Prompt:
Go through the records and copy each line where the word "Output" occurs.

Extracted material:

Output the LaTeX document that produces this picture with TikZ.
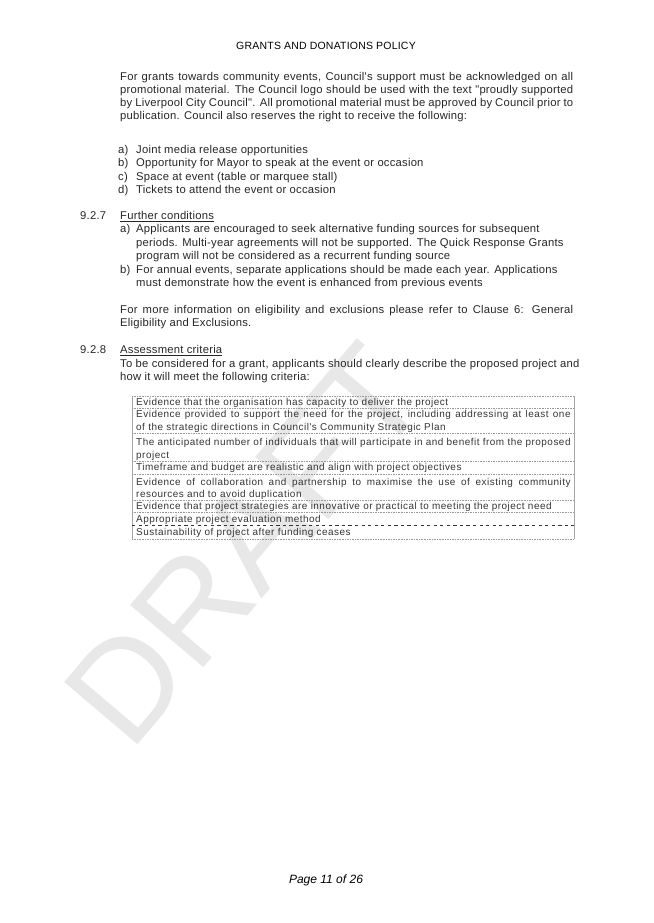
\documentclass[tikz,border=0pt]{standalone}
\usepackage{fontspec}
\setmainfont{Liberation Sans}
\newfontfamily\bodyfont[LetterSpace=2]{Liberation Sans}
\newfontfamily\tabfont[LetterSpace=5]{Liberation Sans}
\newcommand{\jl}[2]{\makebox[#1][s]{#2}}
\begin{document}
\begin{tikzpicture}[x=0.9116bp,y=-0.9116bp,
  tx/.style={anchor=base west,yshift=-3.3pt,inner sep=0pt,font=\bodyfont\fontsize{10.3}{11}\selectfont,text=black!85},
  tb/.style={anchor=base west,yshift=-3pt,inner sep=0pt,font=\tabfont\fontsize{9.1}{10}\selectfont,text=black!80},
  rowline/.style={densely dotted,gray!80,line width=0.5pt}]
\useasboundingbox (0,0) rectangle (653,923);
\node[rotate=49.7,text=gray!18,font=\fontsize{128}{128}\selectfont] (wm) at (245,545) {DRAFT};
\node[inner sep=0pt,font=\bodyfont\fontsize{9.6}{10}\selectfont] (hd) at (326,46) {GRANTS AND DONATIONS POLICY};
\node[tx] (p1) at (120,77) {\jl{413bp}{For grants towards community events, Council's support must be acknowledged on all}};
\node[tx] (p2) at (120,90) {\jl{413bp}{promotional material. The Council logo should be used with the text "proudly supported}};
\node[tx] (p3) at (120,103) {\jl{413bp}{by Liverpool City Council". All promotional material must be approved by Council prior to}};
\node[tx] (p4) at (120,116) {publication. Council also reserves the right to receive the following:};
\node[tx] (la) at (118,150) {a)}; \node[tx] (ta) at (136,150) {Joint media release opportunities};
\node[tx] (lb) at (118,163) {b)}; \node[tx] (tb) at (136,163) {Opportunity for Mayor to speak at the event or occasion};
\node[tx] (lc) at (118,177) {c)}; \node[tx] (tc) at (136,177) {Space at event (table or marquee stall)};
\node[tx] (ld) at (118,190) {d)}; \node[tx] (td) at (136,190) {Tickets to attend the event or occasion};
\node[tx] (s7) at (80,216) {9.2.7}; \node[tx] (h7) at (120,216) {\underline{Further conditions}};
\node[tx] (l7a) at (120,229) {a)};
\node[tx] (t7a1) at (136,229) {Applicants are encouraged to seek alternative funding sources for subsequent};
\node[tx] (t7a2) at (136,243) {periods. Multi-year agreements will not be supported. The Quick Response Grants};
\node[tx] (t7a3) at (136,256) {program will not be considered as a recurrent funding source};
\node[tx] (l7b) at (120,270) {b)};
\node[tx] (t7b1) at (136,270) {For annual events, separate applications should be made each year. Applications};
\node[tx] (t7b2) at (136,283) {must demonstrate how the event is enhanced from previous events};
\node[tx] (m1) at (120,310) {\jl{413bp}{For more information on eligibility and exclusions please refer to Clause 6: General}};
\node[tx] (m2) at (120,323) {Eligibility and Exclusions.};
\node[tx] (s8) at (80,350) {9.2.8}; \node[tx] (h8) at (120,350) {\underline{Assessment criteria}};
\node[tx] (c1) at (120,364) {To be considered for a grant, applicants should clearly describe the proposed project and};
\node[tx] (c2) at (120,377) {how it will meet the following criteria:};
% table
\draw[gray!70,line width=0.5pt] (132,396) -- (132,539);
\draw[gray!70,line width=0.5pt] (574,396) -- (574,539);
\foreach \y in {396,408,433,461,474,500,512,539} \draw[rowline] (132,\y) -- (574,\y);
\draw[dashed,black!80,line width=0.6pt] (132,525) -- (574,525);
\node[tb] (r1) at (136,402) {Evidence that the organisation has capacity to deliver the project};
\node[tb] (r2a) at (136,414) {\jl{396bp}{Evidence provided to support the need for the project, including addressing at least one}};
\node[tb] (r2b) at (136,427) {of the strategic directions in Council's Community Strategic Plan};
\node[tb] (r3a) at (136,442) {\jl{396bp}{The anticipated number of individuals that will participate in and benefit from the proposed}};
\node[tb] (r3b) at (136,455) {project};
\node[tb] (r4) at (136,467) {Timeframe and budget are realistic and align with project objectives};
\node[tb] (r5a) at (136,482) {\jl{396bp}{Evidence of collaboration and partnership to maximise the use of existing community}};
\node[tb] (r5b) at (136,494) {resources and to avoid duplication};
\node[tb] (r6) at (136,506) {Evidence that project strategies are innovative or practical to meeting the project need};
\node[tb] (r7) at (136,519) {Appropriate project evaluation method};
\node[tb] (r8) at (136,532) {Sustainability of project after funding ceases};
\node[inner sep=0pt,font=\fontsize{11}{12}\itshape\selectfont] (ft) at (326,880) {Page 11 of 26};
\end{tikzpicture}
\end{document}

==

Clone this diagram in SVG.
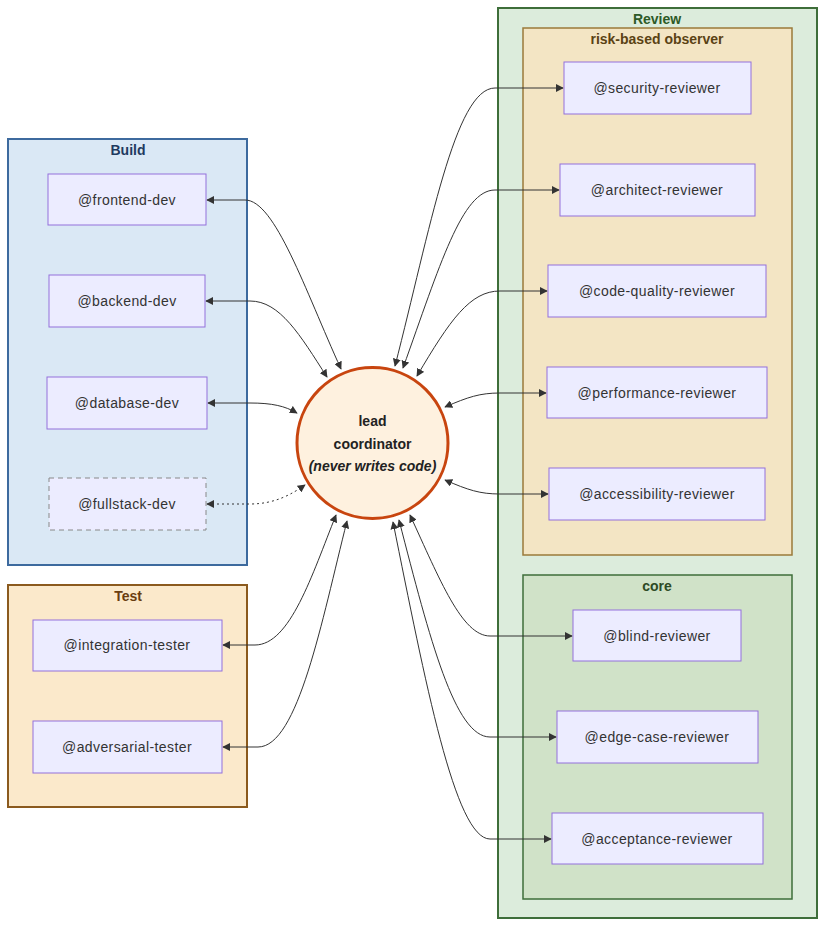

--

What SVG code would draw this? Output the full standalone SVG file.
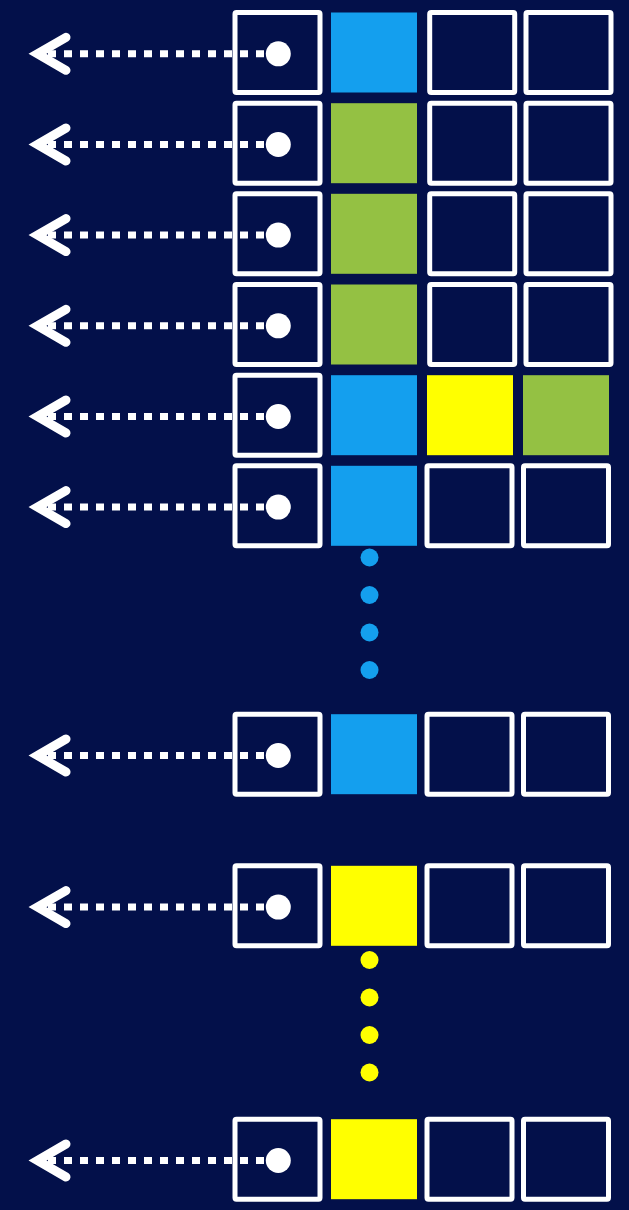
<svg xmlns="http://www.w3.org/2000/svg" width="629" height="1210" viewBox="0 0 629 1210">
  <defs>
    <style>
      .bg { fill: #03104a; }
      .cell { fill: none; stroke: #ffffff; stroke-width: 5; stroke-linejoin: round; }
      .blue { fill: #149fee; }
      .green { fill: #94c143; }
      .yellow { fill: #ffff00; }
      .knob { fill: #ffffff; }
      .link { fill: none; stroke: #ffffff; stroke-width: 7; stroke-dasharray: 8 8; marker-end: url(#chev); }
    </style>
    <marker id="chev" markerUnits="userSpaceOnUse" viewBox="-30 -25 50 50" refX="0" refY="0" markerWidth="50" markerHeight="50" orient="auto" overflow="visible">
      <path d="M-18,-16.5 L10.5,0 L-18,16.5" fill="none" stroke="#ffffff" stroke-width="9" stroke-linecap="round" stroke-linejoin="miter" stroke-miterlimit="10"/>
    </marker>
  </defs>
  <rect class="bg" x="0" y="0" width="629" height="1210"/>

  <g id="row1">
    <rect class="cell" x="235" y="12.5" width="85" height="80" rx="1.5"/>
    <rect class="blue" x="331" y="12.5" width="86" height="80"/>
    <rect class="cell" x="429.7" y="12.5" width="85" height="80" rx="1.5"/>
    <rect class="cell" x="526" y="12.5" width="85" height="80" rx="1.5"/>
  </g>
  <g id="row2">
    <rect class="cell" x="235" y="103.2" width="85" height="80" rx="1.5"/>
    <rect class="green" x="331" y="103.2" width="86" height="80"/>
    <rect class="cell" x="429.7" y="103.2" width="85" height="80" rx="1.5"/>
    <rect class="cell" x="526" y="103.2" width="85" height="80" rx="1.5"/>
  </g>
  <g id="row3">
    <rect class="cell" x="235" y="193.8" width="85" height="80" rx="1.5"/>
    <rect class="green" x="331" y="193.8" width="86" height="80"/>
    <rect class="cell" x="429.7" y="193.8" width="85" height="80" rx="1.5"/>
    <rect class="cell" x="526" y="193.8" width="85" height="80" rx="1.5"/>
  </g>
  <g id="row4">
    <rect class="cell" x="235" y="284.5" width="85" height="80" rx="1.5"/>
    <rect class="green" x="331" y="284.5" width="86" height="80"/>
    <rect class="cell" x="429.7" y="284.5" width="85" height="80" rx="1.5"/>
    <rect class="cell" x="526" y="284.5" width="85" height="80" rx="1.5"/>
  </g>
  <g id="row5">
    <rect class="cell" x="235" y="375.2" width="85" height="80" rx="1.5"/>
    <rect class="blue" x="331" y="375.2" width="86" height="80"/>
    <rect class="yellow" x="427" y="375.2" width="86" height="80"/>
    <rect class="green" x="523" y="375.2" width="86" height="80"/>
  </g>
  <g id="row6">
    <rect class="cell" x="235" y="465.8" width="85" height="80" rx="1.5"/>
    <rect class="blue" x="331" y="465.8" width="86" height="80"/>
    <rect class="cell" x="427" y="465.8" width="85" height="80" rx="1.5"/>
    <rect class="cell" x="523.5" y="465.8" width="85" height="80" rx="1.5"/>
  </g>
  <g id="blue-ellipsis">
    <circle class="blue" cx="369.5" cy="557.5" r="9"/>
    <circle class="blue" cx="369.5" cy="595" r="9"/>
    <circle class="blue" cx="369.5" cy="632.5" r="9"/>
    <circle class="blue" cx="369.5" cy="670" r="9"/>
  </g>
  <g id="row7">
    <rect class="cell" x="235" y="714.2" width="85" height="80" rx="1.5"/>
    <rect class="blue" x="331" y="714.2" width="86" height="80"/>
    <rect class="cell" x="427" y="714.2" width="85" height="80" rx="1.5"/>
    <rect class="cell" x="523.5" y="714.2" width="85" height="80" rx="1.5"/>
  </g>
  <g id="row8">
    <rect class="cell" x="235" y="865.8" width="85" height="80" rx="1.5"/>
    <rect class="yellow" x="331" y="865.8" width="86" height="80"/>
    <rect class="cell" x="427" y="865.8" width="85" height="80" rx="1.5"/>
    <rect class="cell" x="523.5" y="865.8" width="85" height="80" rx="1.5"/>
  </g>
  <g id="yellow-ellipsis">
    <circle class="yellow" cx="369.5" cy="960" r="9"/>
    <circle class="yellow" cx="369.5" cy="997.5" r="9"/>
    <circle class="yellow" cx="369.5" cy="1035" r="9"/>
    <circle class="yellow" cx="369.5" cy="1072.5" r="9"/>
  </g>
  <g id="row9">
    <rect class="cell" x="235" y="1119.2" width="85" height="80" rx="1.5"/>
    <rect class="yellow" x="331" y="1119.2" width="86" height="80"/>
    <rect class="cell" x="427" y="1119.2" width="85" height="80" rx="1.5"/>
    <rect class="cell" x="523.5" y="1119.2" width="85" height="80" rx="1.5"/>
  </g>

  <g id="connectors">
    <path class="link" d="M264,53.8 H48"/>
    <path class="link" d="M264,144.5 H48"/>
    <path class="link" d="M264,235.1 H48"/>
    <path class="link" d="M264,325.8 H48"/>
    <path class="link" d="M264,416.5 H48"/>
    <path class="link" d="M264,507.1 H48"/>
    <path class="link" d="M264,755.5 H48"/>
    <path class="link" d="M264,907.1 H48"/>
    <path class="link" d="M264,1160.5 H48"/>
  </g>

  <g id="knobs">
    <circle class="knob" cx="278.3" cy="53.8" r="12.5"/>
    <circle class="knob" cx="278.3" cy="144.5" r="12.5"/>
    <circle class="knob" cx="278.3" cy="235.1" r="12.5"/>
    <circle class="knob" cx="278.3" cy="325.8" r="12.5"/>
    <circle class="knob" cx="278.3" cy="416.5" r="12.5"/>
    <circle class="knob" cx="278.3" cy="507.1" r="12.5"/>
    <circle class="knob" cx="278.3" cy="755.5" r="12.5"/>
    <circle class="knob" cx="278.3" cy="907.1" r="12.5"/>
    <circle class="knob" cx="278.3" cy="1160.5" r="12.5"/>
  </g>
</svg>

Result of this task:
Output the LaTeX document that produces this picture with TikZ.
What SVG code would draw this? Output the full standalone SVG file.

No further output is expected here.